ODU Co-Op Position Leads To Successful Career In Energy Field

by Susan Beck

Jim Johnson cites a cooperative education program at Old Dominion as jump-starting his career in the energy business. Johnson spent two semesters working in the co-op educational program, integrating classroom knowledge with workplace experience at Virginia Natural Gas. He graduated in 1984 with a degree in civil engineering technology.

More than two decades later, Johnson is a founding member of Richmond-based Compass Energy Services, a company that is expected to report annual earnings of $90 million in 2006. Since he and five friends acquired the company from Dominion Power in April 2004, it has seen revenues grow by 600 percent and was ranked third among the Top 100 fastest-growing companies in the country by Entrepreneur Magazine in 2005.

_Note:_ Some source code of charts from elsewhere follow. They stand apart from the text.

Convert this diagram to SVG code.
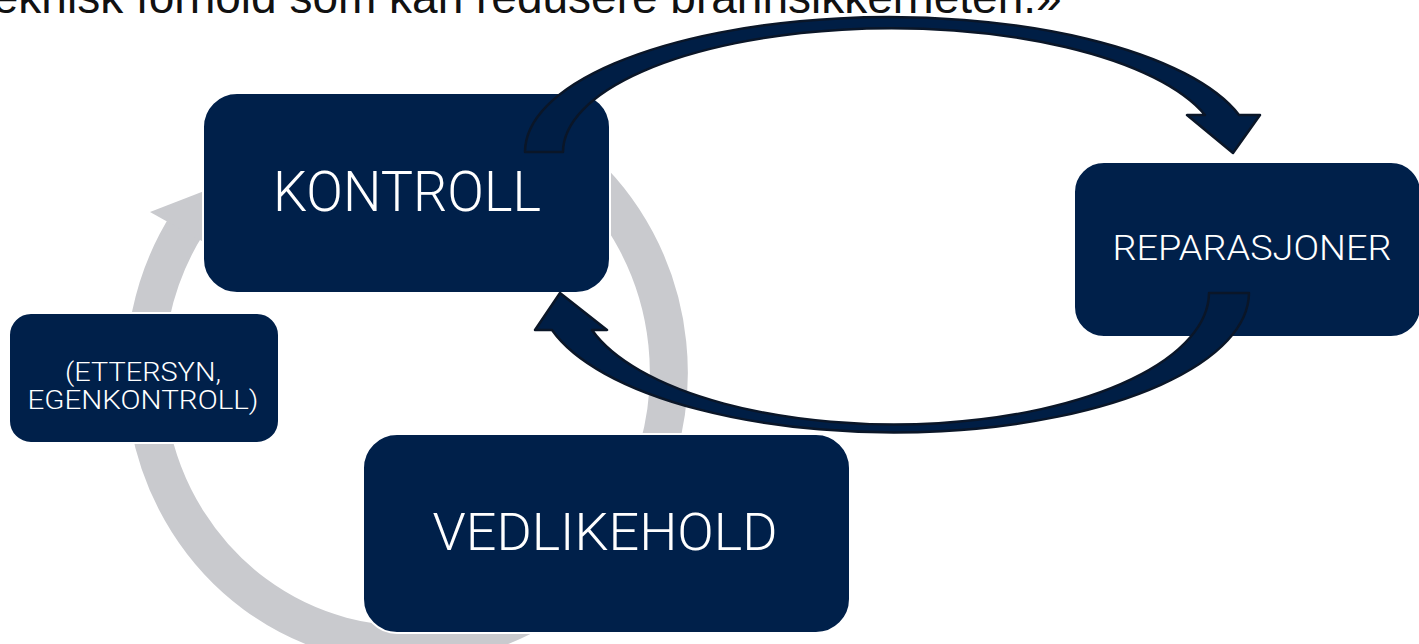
<svg xmlns="http://www.w3.org/2000/svg" width="1419" height="644" viewBox="0 0 1419 644">
<style>
.box{fill:#00204a;stroke:#ffffff;stroke-width:2}
.lbl{fill:#ffffff;font-family:Roboto,"Liberation Sans",sans-serif;font-weight:300;text-anchor:middle}
.ring{fill:none;stroke:#c9cace;stroke-width:38}
.ringhead{fill:#c9cace}
.arrow{fill:#001e45;stroke:#0a1628;stroke-width:2.5;stroke-linejoin:round}
.top{font-family:"Liberation Sans",Arial,sans-serif;font-size:46px;fill:#111111}
</style>
<rect width="1419" height="644" fill="#ffffff"/>
<g id="cycle">
<path class="ring" d="M 575,164 A 262 272 0 1 1 188,223"/>
<polygon class="ringhead" points="150,212 218,250 212,188"/>
</g>
<g id="node-kontroll">
<rect class="box" x="203" y="93" width="407" height="200" rx="34"/>
<text class="lbl" x="407" y="211" font-size="55" textLength="268" lengthAdjust="spacingAndGlyphs">KONTROLL</text>
</g>
<g id="node-ettersyn">
<rect class="box" x="9" y="313" width="270" height="130" rx="22"/>
<text class="lbl" x="143" y="381" font-size="26" textLength="156" lengthAdjust="spacingAndGlyphs">(ETTERSYN,</text>
<text class="lbl" x="143" y="409" font-size="26" textLength="231" lengthAdjust="spacingAndGlyphs">EGENKONTROLL)</text>
</g>
<g id="node-vedlikehold">
<rect class="box" x="363" y="434" width="487" height="199" rx="34"/>
<text class="lbl" x="605" y="550" font-size="52" textLength="345" lengthAdjust="spacingAndGlyphs">VEDLIKEHOLD</text>
</g>
<g id="node-reparasjoner">
<rect class="box" x="1074" y="162" width="347" height="175" rx="30"/>
<text class="lbl" x="1252" y="260" font-size="35" textLength="279" lengthAdjust="spacingAndGlyphs">REPARASJONER</text>
</g>
<g id="connectors">
<path class="arrow" d="M 525,152 A 364 135 0 0 1 1239,115 L 1260,115 L 1233,153 L 1187,115 L 1205,115 A 328.6 124 0 0 0 563,152 Z"/>
<path class="arrow" d="M 1249,293 A 355 140 0 0 1 552,330 L 535,330 L 560,293 L 607,330 L 592,330 A 315 132 0 0 0 1209,293 Z"/>
</g>
<text class="top" x="-20" y="13">teknisk forhold som kan redusere brannsikkerheten.»</text>
</svg>
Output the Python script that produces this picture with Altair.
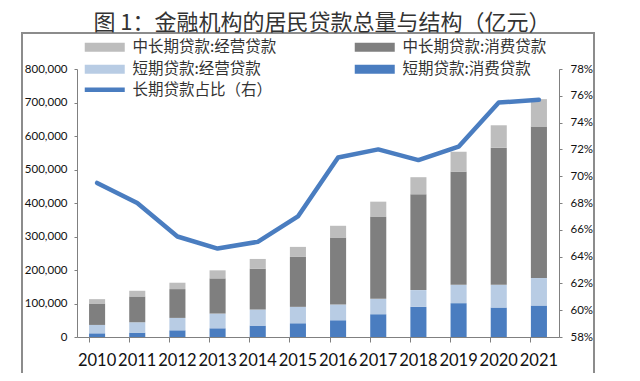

Working on the deregulated side of the energy business, Johnson has clients that include Fortune 500 companies, the federal government and state and local agencies. The company manages corporate energy procurement, supplies cost-competitive energy commodities and services, and coordinates the financing and installation of energy infrastructure and technologies.

In addition to the natural gas market, Compass Energy Services has expanded its business to include consulting, construction and coal industries across the country.

As vice president for asset management, Johnson said his role at the organization includes serving as a liaison between clients and the often-volatile energy market and orchestrating the logistics of delivering natural gas.

“It really helps that we have lengthy careers in the industry,” he said. “We work so well with Virginia Natural Gas, a company that often delivers our product to clients.”

At Old Dominion, Johnson was a full-time student and maintained a full-time job. Active in a variety of student and professional organizations, he was a member of the Association of General Contractors and the American Welding Society. “Old Dominion prepared me to enter the business world wearing multiple hats and to blend a variety of activities, from being a business owner to a corporate employee,” he said.

Johnson cites the personal relationships he was able to maintain with his professors, such as R. Moustafa Moustafa, associate professor of engineering technology, as integral to the learning process. “Looking back,” he said, “it was my time at Old Dominion that taught me the importance of relationship building.”

Johnson observed that in the post Enron era, clients in this business demand honesty and openness. “You wouldn’t believe how much of this industry is about personal relationships. The commodity market moves so fast, your clients have to trust your word and your handshake,” he said.